Another trait of popular novels from the period was the likeable criminal, particularly when that criminal is an "outsider" trying to buck the tide of the mainstream culture. 

Finally, Hawthorne touches on the differences between realism and romance in the "Custom House" chapter.  By categorizing the novel a romance rather than a novel, Hawthorne turns it from a reportage of facts (a la' Dickens) to a text which can revel in ambiguity and the supernatural. 

Science/Philosophy
The nineteenth-century is, of course, when the Industrial Revolution kicked into high gear, and most Americans welcome new technologies with open arms (some things never change, eh?).  Associated with this was a belief in the benefits of science and rationality (traces of the Enlightenment?).  Of course, the science during this period, with its phrenology, magnetism, and mesmerism -- was often of a dubious nature.  And not everyone welcomed the rise of intellect with open arms.  For instance, some took a romantic stance towards science --  i.e. nature good, science . . . if not bad, than not so good.   Additionally, the skeptical view required by science often lead to questions about the piety of those who studied it.  And questions of piety in the predominately christian culture of nineteenth-century America were not taken lightly.

The Life
See Murfin's introduction for the necessary biographical details.

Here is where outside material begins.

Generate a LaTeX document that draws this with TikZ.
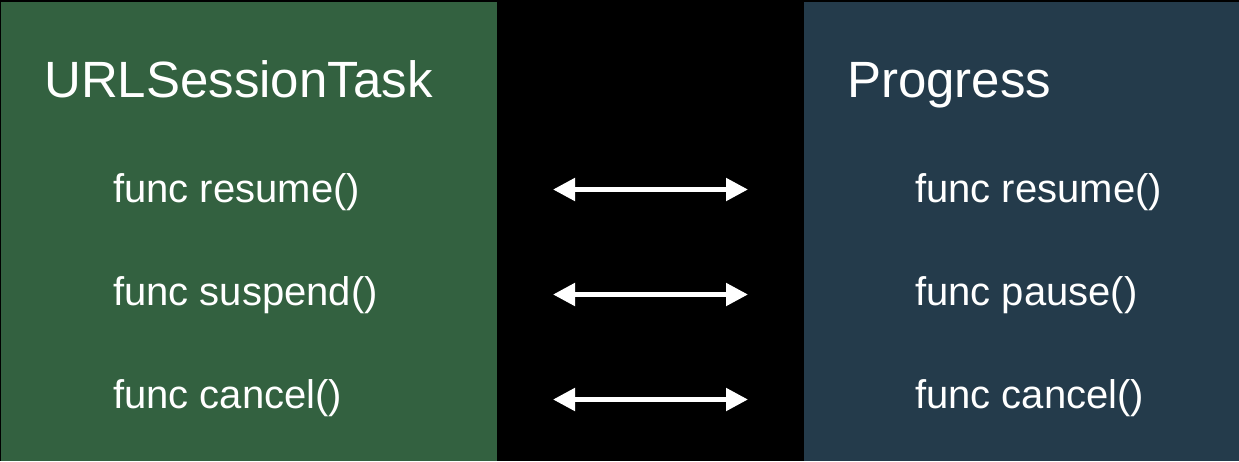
\documentclass[tikz,border=0pt]{standalone}
\usepackage{fontspec}
\setmainfont{Liberation Sans}
\usetikzlibrary{arrows.meta}
\definecolor{taskgreen}{HTML}{336140}
\definecolor{progblue}{HTML}{243B4B}
\tikzset{
  title/.style={anchor=base west, inner sep=0pt, text=white, font=\fontsize{51}{60}\selectfont},
  func/.style={anchor=base west, inner sep=0pt, text=white, font=\fontsize{40}{48}\selectfont},
  link/.style={draw=white, line width=5pt, {Triangle[length=22pt,width=22pt]}-{Triangle[length=22pt,width=22pt]}}
}
\begin{document}
\begin{tikzpicture}[x=1pt,y=-1pt]
\fill[black] (0,0) rectangle (1239,461);
\useasboundingbox (0,0) rectangle (1239,461);
\fill[taskgreen] (1,2) rectangle (497,461);
\fill[progblue] (804,2) rectangle (1239,461);
\node[title] (lt) at (44,97) {URLSessionTask};
\node[title] (rt) at (847,97) {Progress};
\node[func] (l1) at (113,202) {func resume()};
\node[func] (l2) at (113,305) {func suspend()};
\node[func] (l3) at (113,408) {func cancel()};
\node[func] (r1) at (915,202) {func resume()};
\node[func] (r2) at (915,305) {func pause()};
\node[func] (r3) at (915,408) {func cancel()};
\coordinate (a1l) at (553,189.5);
\coordinate (a1r) at (748,189.5);
\coordinate (a2l) at (553,294.5);
\coordinate (a2r) at (748,294.5);
\coordinate (a3l) at (553,399.5);
\coordinate (a3r) at (748,399.5);
\draw[link] (a1l) -- (a1r);
\draw[link] (a2l) -- (a2r);
\draw[link] (a3l) -- (a3r);
\end{tikzpicture}
\end{document}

Questions to Mull Over As You Read

  1. The novel as a critique of Puritanism.
  2. What is Hawthorne's opinion of science and emotion? Is it as simple as one is good and one is bad?
  3. What does this novel imply is the role of women in society? Is it hopeful? Resigned? Tragic?
  4. What is Pearl's function?
  5. What role does the Devil play in this novel?
  6. What does nature symbolize in SL?
  7. What significance does the scaffold have in the essay?
  8. What do the images of the Other (native Americans, Europeans) mean? Why are they there?
  9. What role does the supernatural play in this novel? What is its purpose?
  10. What light does the "Customs House" shed on the novel? What is its purpose?
  11. Why is Hawthorne so often ambiguous with his descriptions? 
  12. What is Chillingworth's role in the novel?
  13. Argue that either Chillingworth, Pearl, Dimmesdale, or Hester is the central character in the novel.
  14. Does Haw's use of light and dark imagery have any symbolic meaning?

Critics have developed four basic approaches to the novel.  Each deal with the problem of sin, which seems to be a central theme in the book.

  1. "Sin is permanently warping" coloring all aspects of life -- it spawns other sins ultimately leading to tragedy.
  2. Fortunate fall: without sin there would be no recognition of evil and thus no growth. Only by learning of sin -- and even committing sins, can we learn from it. This learning curve usually involves suffering and ultimately redemption
  3. Society itself is guilty: no sin has been committed because it is natural for two people to love one another. "Man is good; institutions are bad because they thwart nature"
  4. Psychological reading of SL -- sin "as an element which may . . . disturb . . . physic balance." -- the sin is important only insofar as the individual allows himself to be affected by it.

Works Cited

Reynolds, David S. Beneath the American Renaissance: The Subversive Imagination in the Age

of Emerson and Melville. Harvard UP: 1989.

"Declaration of Sentiments."  Antebellum American Culture. Ed. David Brion Davis. University Park,

Pennsylvania: Penn State UP, 1997. 91-93.